There are many factors involved in the desicion making of which aircraft to assing to which route. Firstly, they must decide on an aircraft type. Obviously, the easiest is to look at the number of passengers; the more passengers, obviously the larger the aircraft that is needed. Reservations will either sell tickets limited by the seats available on a certain aircraft type, but sometimes when it is easy for the airline to put on a larger aircraft at short notice, the airline can sell more tickets and simply change the aircraft type needed.
The first restriction is that the bilateral agreements may only allow an aircraft of a certain size, so even if you have loads of passengers wanting to fly, if the best you are allowed to do is carry 200 people on any one flight, there is no point in putting on a 747.
Secondly, freight is a big earner for many airlines, so when we recently got the 777 from Kenya Airways in HKG
rather than the 767, it was not for additional passengers, but an extra large amount of freight.
For a short haul flight, at Cathay we sometimes have a route operated by 747-400 on one day, A330-300 on another, 777-200 on another, 777-300 on another and A340-300 or even the A340-600 on the other. Many of these flights depart and will arrive back in Hong Kong either the same day or the following day with the same set of crew. A problem arises when an aircraft needs a crew change. No use sending a CX
A340-300 to FRA
instead of the 747-400 on one of the days because there won't be an Airbus crew to bring the aircraft back from FRA
...and the 747-400 crew due to fly back to HKG
that day won't have a plane to fly! This can apply to cabin as well as cockpit crew. If an aircraft swap is needed, it needs to be arranged well in advance.

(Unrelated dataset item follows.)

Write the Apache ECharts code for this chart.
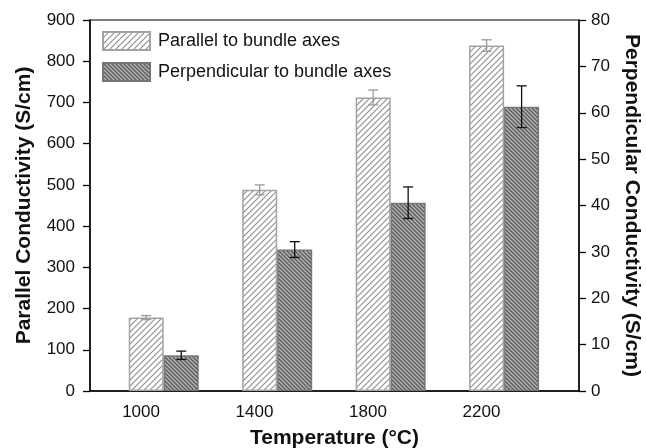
<!DOCTYPE html>
<html>
<head>
<meta charset="utf-8">
<script src="https://cdn.jsdelivr.net/npm/echarts@6/dist/echarts.min.js"></script>
<style>
html, body { margin: 0; padding: 0; background: #fff; }
#main { width: 646px; height: 448px; }
</style>
</head>
<body>
<div id="main"></div>
<script>
var temps = ['1000', '1400', '1800', '2200'];
var parallelVals = [178, 488, 712, 838];
var parallelErr = [5, 12, 18, 14];
var perpVals = [7.7, 30.5, 40.6, 61.3];
var perpErr = [0.9, 1.7, 3.4, 4.5];
var seriesNames = ['Parallel to bundle axes', 'Perpendicular to bundle axes'];

var FONT = 'Liberation Sans, Arial, sans-serif';
var BAR_W = 35;

// hatch pattern tiles
function hatch(size, bg, fg, lw, dir) {
	var c = document.createElement('canvas');
	c.width = size; c.height = size;
	var ctx = c.getContext('2d');
	ctx.fillStyle = bg;
	ctx.fillRect(0, 0, size, size);
	ctx.strokeStyle = fg;
	ctx.lineWidth = lw;
	ctx.beginPath();
	if (dir === '/') {
		ctx.moveTo(-size, size * 2); ctx.lineTo(size * 2, -size);
		ctx.moveTo(-size, size); ctx.lineTo(size, -size);
		ctx.moveTo(0, size * 2); ctx.lineTo(size * 2, 0);
	} else {
		ctx.moveTo(-size, -size); ctx.lineTo(size * 2, size * 2);
		ctx.moveTo(-size, 0); ctx.lineTo(size, size * 2);
		ctx.moveTo(0, -size); ctx.lineTo(size * 2, size);
	}
	ctx.stroke();
	return c;
}

var parPattern = { image: hatch(6, '#ffffff', '#8e8e8e', 1.1, '/'), repeat: 'repeat' };
var perpPattern = { image: hatch(4, '#b4b4b4', '#5c5c5c', 1.4, '\\'), repeat: 'repeat' };

function errorSeries(vals, errs, yIdx, shift, color) {
	return {
		type: 'custom',
		xAxisIndex: 0,
		yAxisIndex: yIdx,
		silent: true,
		z: 5,
		data: vals.map(function (v, i) { return [i, v - errs[i], v + errs[i]]; }),
		renderItem: function (params, api) {
			var lo = api.coord([api.value(0), api.value(1)]);
			var hi = api.coord([api.value(0), api.value(2)]);
			var x = lo[0] + shift;
			var hw = 5;
			var st = { stroke: color, lineWidth: 1.3 };
			return {
				type: 'group',
				children: [
					{ type: 'line', shape: { x1: x, y1: lo[1], x2: x, y2: hi[1] }, style: st },
					{ type: 'line', shape: { x1: x - hw, y1: lo[1], x2: x + hw, y2: lo[1] }, style: st },
					{ type: 'line', shape: { x1: x - hw, y1: hi[1], x2: x + hw, y2: hi[1] }, style: st }
				]
			};
		}
	};
}

var chart = echarts.init(document.getElementById('main'));
chart.setOption({
	animation: false,
	backgroundColor: '#fff',
	textStyle: { fontFamily: FONT },
	grid: {
		left: 90, right: 67, top: 20, bottom: 57,
		outerBoundsMode: 'none',
		show: true, borderColor: '#000', borderWidth: 1
	},
	legend: {
		orient: 'vertical',
		left: 97, top: 26,
		icon: 'rect',
		itemWidth: 47, itemHeight: 18, itemGap: 11,
		textStyle: { fontSize: 18, color: '#111', fontFamily: FONT, padding: [0, 0, 0, 3] },
		data: seriesNames
	},
	xAxis: {
		type: 'value',
		min: -0.65, max: 3.66,
		name: 'Temperature (\u00B0C)',
		nameLocation: 'middle',
		nameGap: 37,
		nameTextStyle: { fontSize: 21, fontWeight: 'bold', color: '#111', fontFamily: FONT },
		axisLine: { show: true, onZero: false, lineStyle: { color: '#000', width: 1.5 } },
		axisTick: { show: false },
		splitLine: { show: false },
		axisLabel: {
			customValues: temps.map(function (t, i) { return i - 0.2; }),
			formatter: function (v) { return temps[Math.round(v + 0.2)]; },
			fontSize: 17, color: '#111', margin: 13, fontFamily: FONT
		}
	},
	yAxis: [{
		type: 'value',
		min: 0, max: 900, interval: 100,
		name: 'Parallel Conductivity (S/cm)',
		nameLocation: 'middle',
		nameGap: 55,
		nameTextStyle: { fontSize: 21, fontWeight: 'bold', color: '#111', fontFamily: FONT },
		axisLine: { show: true, onZero: false, lineStyle: { color: '#000', width: 1.5 } },
		axisTick: { show: true, length: 7, inside: false, lineStyle: { color: '#000', width: 1.3 } },
		splitLine: { show: false },
		axisLabel: { fontSize: 17, color: '#111', margin: 15, fontFamily: FONT }
	}, {
		type: 'value',
		min: 0, max: 80, interval: 10,
		position: 'right',
		name: 'Perpendicular Conductivity (S/cm)',
		nameLocation: 'middle',
		nameGap: 41,
		nameRotate: -90,
		nameTextStyle: { fontSize: 21, fontWeight: 'bold', color: '#111', fontFamily: FONT },
		axisLine: { show: true, onZero: false, lineStyle: { color: '#000', width: 1.5 } },
		axisTick: { show: true, length: 7, inside: false, lineStyle: { color: '#000', width: 1.3 } },
		splitLine: { show: false },
		axisLabel: { fontSize: 17, color: '#111', margin: 12, fontFamily: FONT }
	}],
	series: [{
		name: seriesNames[0],
		type: 'bar',
		xAxisIndex: 0,
		yAxisIndex: 0,
		barWidth: BAR_W,
		barGap: '0%',
		itemStyle: { color: parPattern, borderColor: '#a3a3a3', borderWidth: 1.5 },
		data: parallelVals.map(function (v, i) { return [i, v]; })
	}, {
		name: seriesNames[1],
		type: 'bar',
		xAxisIndex: 0,
		yAxisIndex: 1,
		barWidth: BAR_W,
		barGap: '0%',
		itemStyle: { color: perpPattern, borderColor: '#777777', borderWidth: 1.5 },
		data: perpVals.map(function (v, i) { return [i, v]; })
	},
	errorSeries(parallelVals, parallelErr, 0, -BAR_W / 2, '#9a9a9a'),
	errorSeries(perpVals, perpErr, 1, BAR_W / 2, '#111')
	]
});
</script>
</body>
</html>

Sometimes the engineers may not be qualified for another type. For example, if you had previously sent a CX
A330 to Colombo, sri lanka, the local engineers would not have been able to fix it if anything went wrong because they are only 777 qualified. This pervents the company from sending anything but the 777s on this route. (The engineers there now have Airbus licences too).
As for individual aircraft, a certain twin jet for example may have had it's ETOPS tempoarily downgraded because of equipment failure, e.g. APU failure, which would limit that aircraft to non-ETOPS routes, so that particular plane cannot fly the 'normal' route it would have done. Other aircraft may have a different cabin configuration which the company may want to send on a certain route. Many companies send their long haul aircraft on short haul flights during the day, however if you have a new cabin, you may want to showcase it and keep it on as many long haul flights as possible instead of the short flights.
Some airlines like CX
have their aircraft sitting around for a significant part of the day. CX
uses this opportunity for the aircraft to have maintenance done on it, and therefore an aircraft with lots of little things to fix may be sent there in preference to others. Maybe it is cheaper to wash an aircraft at city Y rather than City Z, so a dirty aircraft is deliverately sent there for a wash.
There are many many things which decide why an aircraft type or individual aircraft flies to a certain destination. I have touched on a few of the reasons here....there are many more, but hope you get the idea!